En una obra de arte siempre se pueden distinguir dos tiempos diferentes que la constituyen y que hacen posible aproximarse a ella.
Por una parte, es evidente que, como se ha repetido muchas veces, la obra de arte es hija de su tiempo: toda obra está vinculada con un contexto histórico, social y artístico sin el cual no podría entenderse su aparición, bien sea como continuidad, como relación o como ruptura. Así, la obra nunca nace de la nada, sino que, indefectiblemente, ocupa un lugar preciso dentro de un proceso cultural cuyas raíces y ramas se extienden mucho más allá de las intenciones de su autor. Es el tiempo de la creación por parte del artista.

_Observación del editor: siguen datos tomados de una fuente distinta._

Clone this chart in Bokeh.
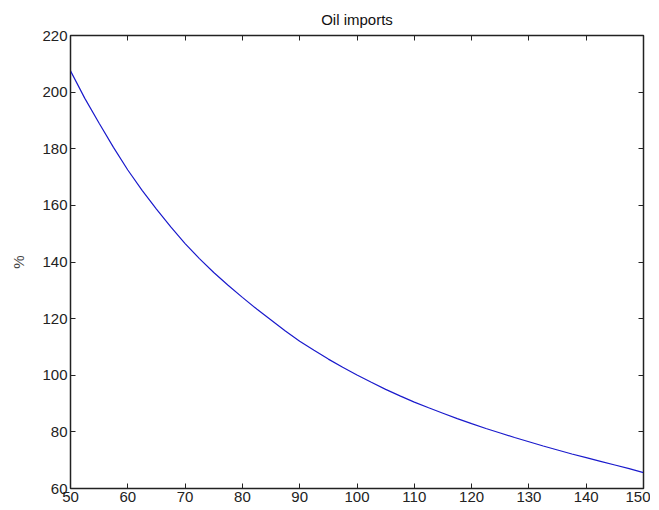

Por otro lado, aunque haya pasado mucho tiempo desde que fue creada, la obra que se conserva existe en nuestro propio presente. Es el tiempo, hoy, de nuestra experiencia de esa realidad creada en el pasado, que nos sigue enriqueciendo o cuestionando. Pero entre el tiempo de la creación y el tiempo de la experiencia existe siempre una tensión que es el resultado obvio de las formas de pensar, de los intereses y posibilidades que separan el pasado y el presente. Son diferencias que, de alguna manera, encarnan la esencia de la cultura y de la historia y permiten una aproximación múltiple a la obra.
Manuel en Krisis, de 1985, de Flor María Bouhot (Bello, Antioquia, 1949) se impone por su novedosa actualidad. Vista en el presente, esta pintura tiene la eficacia de introducirnos en su propio espacio. En efecto, su punto de vista nos ubica en esa misma mesa y nos hace participantes de lo que ocurre. Los rojos y amarillos saltan sobre nosotros, lo mismo que las copas y botellas definidas por un fuerte contorno que hace todavía más plano el conjunto. También los detalles del fondo parecen cerrar el espacio en lugar de crear profundidad. Los colores planos y violentamente contrastantes parecen responder a la presencia de luces artificiales que distorsionan todo lo que vemos. La composición es abigarrada, como una especie de red que nos impide establecer distancias y que, en definitiva, nos obliga a comprender que somos parte de esta historia.
Pero, quizá, cuando insistimos demasiado en la experiencia del presente, convencidos de la potencia significativa que encarna y que sigue vigente, pasamos por alto el impacto que una obra como esta produjo, de hecho, en el momento de su aparición, hace casi 40 años; un impacto que, por supuesto, tiene que ver con nuestra historia cultural y que también es necesario tener en cuenta.
Tras décadas de predominio de un arte vinculado con tradiciones formales académicas y con ideas nacionalistas, a partir de los años 70 del siglo pasado se abre camino un realismo duro y descarnado. Artistas como Óscar Jaramillo y Saturnino Ramírez recorrieron los bajos fondos de la sociedad a los cuales ya se había asomado Débora Arango, rechazada y aislada durante muchos años. También desde finales de los 70, Flor María Bouhot, armada con su cámara fotográfica y su libertad, emprende su propia “cátedra de observación”, como ella la define, para desarrollar una primera gran serie que titula “Sinfonía de Guayaquil”, a la cual pertenece Manuel en Krisis.
La artista busca en el barrio Guayaquil los olores, colores, ritmos vitales y contrastes que había experimentado en su adolescencia en Puerto Berrío donde trabajaba en el almacén de su padre. Pero lo que encuentra es, quizá, más profundo y significativo. En 1863, el poeta y crítico francés Charles Baudelaire había hablado de la “hermosura de lo horrible” para referirse a la inmersión de algunos de los artistas de su tiempo en el mundo oculto de los bares, los inquilinatos, la prostitución y la degradación de nuevas esclavitudes que llenaban las grandes metrópolis, no con un sentido moralista sino de crítica social y política.
Por supuesto, Flor María Bouhot no es un fenómeno aislado. Pero su obra tiene un impacto mayor que el de otros artistas de su generación. Es una mujer que en total libertad escudriña profundamente la ciudad del momento y, a través del análisis y la presentación de los bajos fondos de la sociedad, revela el inconsciente individual y colectivo que siempre se había ocultado.
Una mujer que no se limita a crear un escenario y que tampoco está interesada en darnos lecciones morales, sino que, con la estridencia de sus temas, formas y colores que atrapan el interés del observador, nos lanza a la cara la “hermosura de lo horrible”, la imagen de lo que somos en el fondo y no habíamos reconocido.